This blog is written by academic Lez Cooke about director Brian Parker, who worked on a number of significant Pebble Mill dramas. It was published on the Forgotten Drama website: https://forgottentelevisiondrama.wordpress.com/2021/01/03/brian-parker-1929-2020/
“Brian Parker, who died on 8 December 2020, had a long and eclectic career in television, initially as an actor, first appearing as a seventeen year-old in a live production of Dickens’ Bardell Against Pickwick (BBC 1946), where he played Master Bardell, and then as director of a wide variety of television drama, including popular series such as the BBC’s Softly Softly (from 1966-71) and The Troubleshooters (1966-68), YorkshireTelevision’s Hadleigh (1969-71), Granada Television’s Crown Court (1973-77) and Thames Television’s The Bill (1988-2001). Alongside these assignments he directed single plays for series such as The Wednesday Play and Play for Today, including Auto Stop (BBC 1965) with David Hemmings, Julia Jones’ A Designing Woman (BBC 1965), Peter Terson’s Shakespeare – or Bust (BBC 1973), Alan Plater’s Land of Green Ginger (BBC 1973) and James Duthie’s Donal and Sally (BBC 1978), for which Parker won the award for Best Direction at the 1979 Prague International Television Festival. Donal and Sally was about the relationship between two young people with learning difficulties, a subject Parker had previously explored in Steven (BBC 1974), a play he devised and directed for a short series produced by Tony Garnett.

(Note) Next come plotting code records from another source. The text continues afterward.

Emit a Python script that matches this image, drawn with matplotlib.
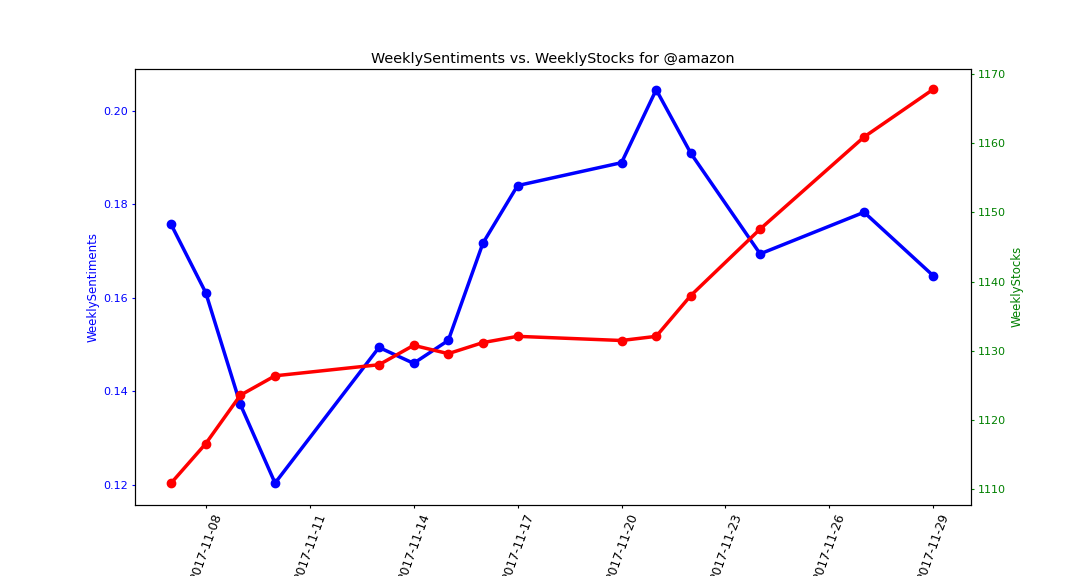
import matplotlib
matplotlib.use('Agg')
import matplotlib.pyplot as plt
import matplotlib.dates as mdates
import pandas as pd

# Data
dates = ['2017-11-07', '2017-11-08', '2017-11-09', '2017-11-10', '2017-11-13',
         '2017-11-14', '2017-11-15', '2017-11-16', '2017-11-17', '2017-11-20',
         '2017-11-21', '2017-11-22', '2017-11-24', '2017-11-27', '2017-11-29']
sentiments = [0.1757, 0.1611, 0.1372, 0.1204, 0.1494, 0.1460, 0.1509, 0.1717,
              0.1840, 0.1889, 0.2045, 0.1909, 0.1694, 0.1783, 0.1647]
stocks = [1110.9, 1116.6, 1123.6, 1126.4, 1128.0, 1130.8, 1129.6, 1131.2,
          1132.1, 1131.5, 1132.1, 1138.0, 1147.6, 1160.9, 1167.8]
x_ticks = ['2017-11-08', '2017-11-11', '2017-11-14', '2017-11-17',
           '2017-11-20', '2017-11-23', '2017-11-26', '2017-11-29']

x = pd.to_datetime(dates)

fig, ax1 = plt.subplots(figsize=(10.8, 5.76), dpi=100)
fig.subplots_adjust(left=0.125, right=0.899, top=0.88, bottom=0.124)

ax1.plot(x, sentiments, color='blue', marker='o', linewidth=2.5, markersize=6)
ax1.set_ylabel('WeeklySentiments', color='blue', fontsize=8.5, labelpad=3)
ax1.tick_params(axis='y', colors='blue', labelsize=8, length=2.5, pad=2.5)
ax1.tick_params(axis='x', labelsize=8.8, length=2.5, pad=2.5)
ax1.set_yticks([0.12, 0.14, 0.16, 0.18, 0.20])
ax1.set_ylim(0.1158, 0.2089)

ax2 = ax1.twinx()
ax2.plot(x, stocks, color='red', marker='o', linewidth=2.5, markersize=6)
ax2.set_ylabel('WeeklyStocks', color='green', fontsize=8.5, labelpad=3)
ax2.tick_params(axis='y', colors='green', labelsize=8, length=2.5, pad=2.5)
ax2.set_ylim(1107.8, 1170.7)

ax1.set_xticks(pd.to_datetime(x_ticks))
ax1.xaxis.set_major_formatter(mdates.DateFormatter('%Y-%m-%d'))
for lbl in ax1.get_xticklabels():
    lbl.set_rotation(70)
ax1.set_xlim(pd.Timestamp('2017-11-05 23:00'), pd.Timestamp('2017-11-30 02:00'))

ax1.set_title('WeeklySentiments vs. WeeklyStocks for @amazon', fontsize=10.4, pad=4.5)

plt.savefig('out.png', dpi=100)
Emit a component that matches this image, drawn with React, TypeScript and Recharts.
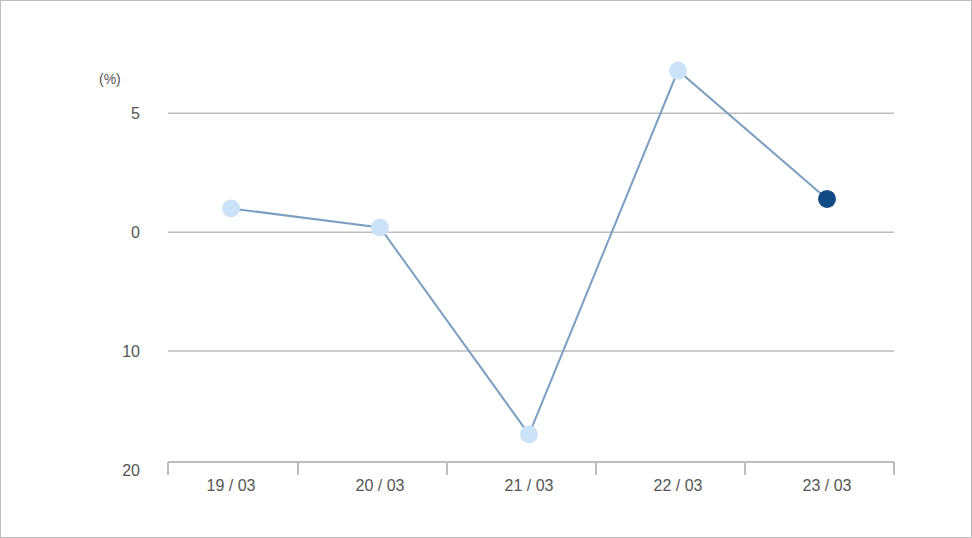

In the 1960s-70s Parker had a particularly productive working relationship with David Rose, appearing as an actor in episodes of Scotland Yard (BBC 1960) and Z Cars (BBC 1964), both produced by Rose, then as director on 18 episodes of Softly Softly, for which Rose produced the first two series, and on four episodes of Alan Plater’s The First Lady (BBC 1968) which Rose also produced. In the 1970s Parker was reunited with Rose when the latter became Head of BBC English Regions Drama in Birmingham, directing four Plays for Today produced by Rose: Shakespeare – or Bust, Land of Green Ginger, David Halliwell’s Steps Back (1973) and Barry Collins’ The Lonely Man’s Lover (1974), plus four half-hour plays: Jack Rosenthal’s Thirty Minute Theatre play, And For My Next Trick (BBC 1972) and three Second City Firsts.
I first met Brian Parker at a Kaleidoscope event in 2014 where David Rose was introducing Medico (BBC 1959), a recently discovered drama-documentary which Rose directed. Parker described Rose as his ‘mentor’, underlining the important influence Rose had on his career. After the event he emailed me:
I really enjoyed the event last weekend and made amazing discoveries! My acting and directing mentor is still brilliantly defying Parkinson, one of my early shows is in the Library of Congress (after it was transmitted the writer took me to lunch, we ordered, and he said “what went wrong?”) and people are actually looking at stuff made long before home-recording was possible.
Sadly, the next occasion we met was at the memorial service for David Rose in 2017.
In July 2020 I contacted Brian Parker to see what he remembered about Steps Back, the David Halliwell Play for Today about which I was writing a piece as part of the 50th anniversary celebrations of Play for Today. Parker replied immediately, providing much useful information about the production of the play and it sparked an exchange of emails about his television work which continued until shortly before his death.”